The military after 9/11: How wars impacted veterans’ mental health and care
September 12, 2021 / by Ron Mackovich and Emily GersemaProfessor Carl Castro and other USC experts reflect on the reverberations of 9/11 and the end of the war in Afghanistan, including the impact on veterans and their mental health care.
Since America was shaken by terrorist attacks of 9/11, the U.S. military has fought in the longest conflict in the nation’s history. That has left multiple generations of veterans suffering from PTSD and other health issues.
In prior wars, PTSD was not well understood, nor were treatments as widely available. USC researchers say they anticipate that the nation’s military withdrawal from Afghanistan will not end the trauma, and they are continuing to look for new and better ways to help returning soldiers.
With Afghanistan, “we’ve never had something happen like this before,” Carl Castro of the USC Suzanne Dworak-Peck School of Social Work says of the 20-year war. “There were fathers and sons, mothers and daughters serving in the same war. It’s multigenerational.
“It connects back to what many experienced in Vietnam as well. Our nation is not used to losing war, and this is going to be a hard loss to take in many areas, many worlds.”
Experts are still trying to help veterans impacted by the 1991 Gulf War and the 2003 invasion of Iraq.
Multiple deployments and veterans’ mental health
According to a Pew Research Center survey in spring 2019, 75% of the post-9/11 veterans (about 800,000) were deployed at least once – significantly more than in prior years, when 58% were deployed or in combat. Deployment raises the likelihood that veterans experienced trauma and carry visible and invisible scars, physical and mental.

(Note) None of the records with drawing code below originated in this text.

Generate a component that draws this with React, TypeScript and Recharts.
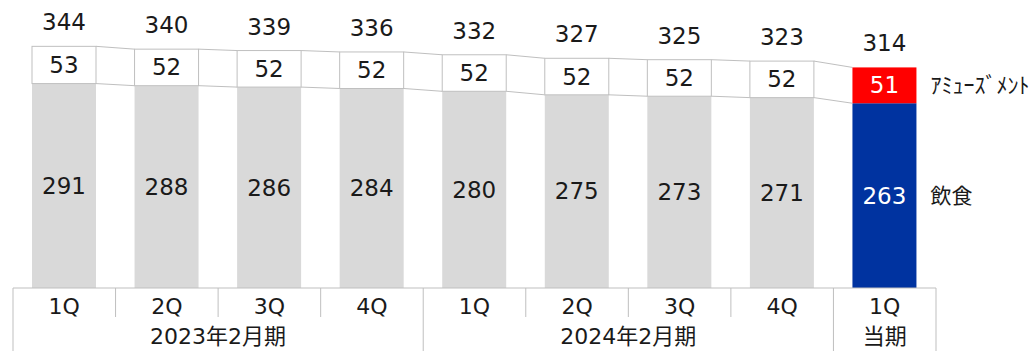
import { Bar, BarChart, LabelList, XAxis, YAxis } from "recharts";

const quarters = ["1Q", "2Q", "3Q", "4Q", "1Q", "2Q", "3Q", "4Q", "1Q"];
const periodLabels = ["2023年2月期", "2024年2月期", "当期"];
const periodSizes = [4, 4, 1];
const food = [291, 288, 286, 284, 280, 275, 273, 271, 263];
const amusement = [53, 52, 52, 52, 52, 52, 52, 52, 51];
const totals = [344, 340, 339, 336, 332, 327, 325, 323, 314];

const data = quarters.map((q, i) => ({
  key: `${q}-${i}`,
  food: food[i],
  amusement: amusement[i],
  total: totals[i],
}));

const W = 1031;
const H = 351;
const M = { top: 7, right: 95, left: 13, bottom: 0 };
const PLOT_W = W - M.left - M.right;
const BAND = PLOT_W / data.length;
const LAST = data.length - 1;
const FONT = '"DejaVu Sans", "Noto Sans CJK JP", sans-serif';
const LINE = "#bfbfbf";
const TEXT = "#1a1a1a";

const groupStarts = periodSizes.map((_, g) =>
  periodSizes.slice(0, g).reduce((a, b) => a + b, 0)
);

function FoodShape(props: any) {
  const { x, y, width, height, index } = props;
  const fill = index === LAST ? "#0033a0" : "#d9d9d9";
  return <rect x={x} y={y} width={width} height={height} fill={fill} />;
}

function AmusementShape(props: any) {
  const { x, y, width, height, index } = props;
  const last = index === LAST;
  const ppu = height / amusement[index];
  const boundary = y + height;
  const base = boundary + food[index] * ppu;
  let connector = null;
  if (index < LAST) {
    const nx = x + BAND;
    const nTop = base - (food[index + 1] + amusement[index + 1]) * ppu;
    const nBoundary = base - food[index + 1] * ppu;
    connector = (
      <g stroke={LINE} strokeWidth={1}>
        <line x1={x + width} y1={y} x2={nx} y2={nTop} />
        <line x1={x + width} y1={boundary} x2={nx} y2={nBoundary} />
      </g>
    );
  }
  return (
    <g>
      <rect
        x={x}
        y={y}
        width={width}
        height={height}
        fill={last ? "#ff0000" : "#ffffff"}
        stroke={last ? "none" : LINE}
        strokeWidth={1}
      />
      {connector}
    </g>
  );
}

function InnerLabel(props: any) {
  const { x, y, width, height, value, index } = props;
  return (
    <text
      x={x + width / 2}
      y={y + height / 2}
      textAnchor="middle"
      dominantBaseline="central"
      fontSize={23}
      fontFamily={FONT}
      fill={index === LAST ? "#ffffff" : TEXT}
    >
      {value}
    </text>
  );
}

function TotalLabel(props: any) {
  const { x, y, width, value } = props;
  return (
    <text
      x={x + width / 2}
      y={y - 24}
      textAnchor="middle"
      dominantBaseline="central"
      fontSize={23}
      fontFamily={FONT}
      fill={TEXT}
    >
      {value}
    </text>
  );
}

function sideLabel(name: string, size: number) {
  return (props: any) => {
    const { x, y, width, height, index } = props;
    if (index !== LAST) return null;
    return (
      <text
        x={x + width + 14}
        y={y + height / 2}
        dominantBaseline="central"
        fontSize={size}
        fontFamily={FONT}
        fill={TEXT}
      >
        {name}
      </text>
    );
  };
}

function QuarterTick(props: any) {
  const { x, y, payload, index } = props;
  const left = x - BAND / 2;
  const g = groupStarts.indexOf(index);
  return (
    <g>
      <line x1={left} y1={y} x2={left} y2={y + (g >= 0 ? 63 : 29)} stroke={LINE} />
      {index === LAST && (
        <line x1={left + BAND} y1={y} x2={left + BAND} y2={y + 63} stroke={LINE} />
      )}
      <text
        x={x}
        y={y + 18}
        textAnchor="middle"
        dominantBaseline="central"
        fontSize={22}
        fontFamily={FONT}
        fill={TEXT}
      >
        {quarters[index] ?? payload.value}
      </text>
      {g >= 0 && (
        <text
          x={left + (periodSizes[g] * BAND) / 2}
          y={y + 48}
          textAnchor="middle"
          dominantBaseline="central"
          fontSize={22}
          fontFamily={FONT}
          fill={TEXT}
        >
          {periodLabels[g]}
        </text>
      )}
    </g>
  );
}

export default function App() {
  return (
    <div
      style={{
        position: "absolute",
        left: 0,
        top: 0,
        width: W,
        height: H,
        background: "#fff",
      }}
    >
      <BarChart width={W} height={H} data={data} margin={M} barSize={64}>
        <XAxis
          dataKey="key"
          height={63}
          interval={0}
          tickLine={false}
          tickSize={0}
          tickMargin={0}
          axisLine={{ stroke: LINE }}
          tick={<QuarterTick />}
        />
        <YAxis hide domain={[0, 400]} />
        <Bar dataKey="food" stackId="a" shape={<FoodShape />} isAnimationActive={false}>
          <LabelList dataKey="food" content={<InnerLabel />} />
          <LabelList dataKey="food" content={sideLabel("飲食", 21)} />
        </Bar>
        <Bar
          dataKey="amusement"
          stackId="a"
          shape={<AmusementShape />}
          isAnimationActive={false}
        >
          <LabelList dataKey="amusement" content={<InnerLabel />} />
          <LabelList dataKey="total" content={<TotalLabel />} />
          <LabelList dataKey="amusement" content={sideLabel("ｱﾐｭｰｽﾞﾒﾝﾄ", 22)} />
        </Bar>
      </BarChart>
    </div>
  );
}
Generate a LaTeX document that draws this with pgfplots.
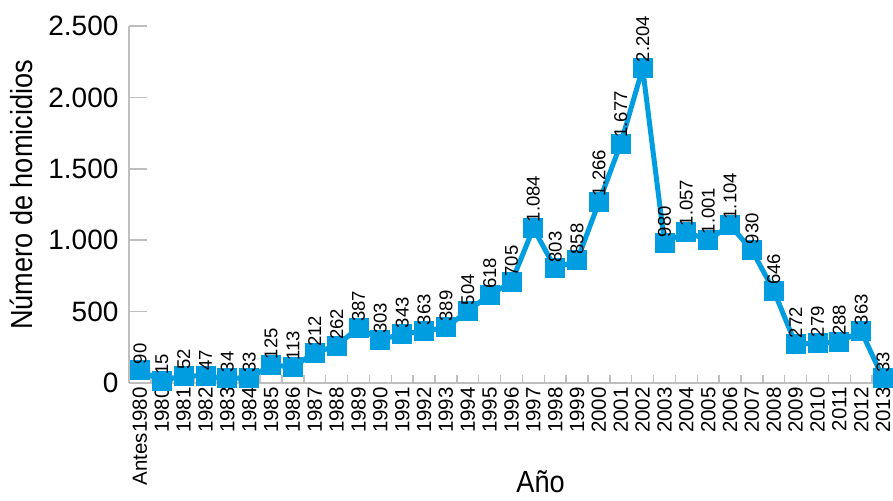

About 36% of the 1,284 veterans who participated in that survey said they believed they suffered post-traumatic stress; 6 in 10 said they saw someone killed — either someone in their unit or in an ally unit.
Castro directs the social work school’s Center for Innovation and Research on Veterans and Military Families, which aims to strengthen the support network for veterans and their families. He anticipates that veterans returning from Afghanistan will suffer a host of confusing emotions.
“It ranges from anger, frustration, grief and in some ways happiness that we’re out,” he said. “Some are going to feel a sense of futility, asking, ‘What was this all for?’ Winning the battle doesn’t always translate to winning the war.”
USC researchers want to help. In fact, some have made new tools to draw out the veterans and help them process the trauma that they likely will bear for life.
Reports by the Congressional Budget Office indicate the Veterans Health Administration spends about $8,300 per veteran each year for a five-year treatment plan. The cost is higher for veterans who have a combination of traumatic brain injury and PTSD: $13,800. That adds up to more than $2 billion per year spent on veterans with PTSD.
Veterans’ mental health and virtual reality projects
Albert “Skip” Rizzo is a psychiatrist and who directs the medical virtual reality projects at the USC Institute for Creative Technologies at the USC Viterbi School of Engineering. The virtual reality tools he and his team design include games that are tools for clinical assessment, treatment rehabilitation — such as helping seniors improve their range of motion — and resilience.
For veterans, he and his colleagues have developed SimCoach, a virtual reality counselor that can help assess the severity of a veteran’s trauma and depression so that health professionals can determine the best therapy and treatment plan.
Research indicates that the veterans are more honest with a virtual agent than with a human counselor.
Rizzo and his team also developed Bravemind, a virtual reality simulation that enables clinicians and researchers to safely walk a veteran through simulations of traumatizing events that can give health professionals new insight and a chance to provide deeper therapy.
These therapies are in use now in part because cultural and social attitudes in the military have shifted. Service members are now more likely to seek out and accept mental health support.
“The military now actively promotes the idea that asking for help is sign of strength, not of weakness,” Rizzo said. “Thus, as we have seen throughout history, innovations that emerge in military health care, driven by the urgency of war, typically have a lasting influence on civilian health care long after the last shot is fired.”
Virtual reality is only one of the many technologies that engineers and scientists are turning to; they’re also making new devices.
Who’s driving the increased investment in veterans’ mental health?
This surge in innovation is due to increased investment from a key source: the government – including the military itself.
“One of the clinical game-changing outcomes from the conflicts in Iraq and Afghanistan derives from the military’s support for research and development to advance clinical systems that leverage new technologies,” Rizzo said. “These include telerobotic surgical tools, computerized prosthetic limbs with advanced sensors that improve usability and comfort, and the use of virtual reality in treating PTSD. Veterans with brain and body injuries can engage with game-based physical and occupational therapy.”
Recently, the Pentagon announced plans to provide mental health support for the military members traumatized by leaving Afghanistan.
The troop withdrawal is an opportunity for the nation’s experts to provide help, Castro says.
“Our veterans still need us,” Castro says. “Many still need support and services. Just because the war has ended, it doesn’t mean it’s over. Some veterans will continue to struggle for decades.”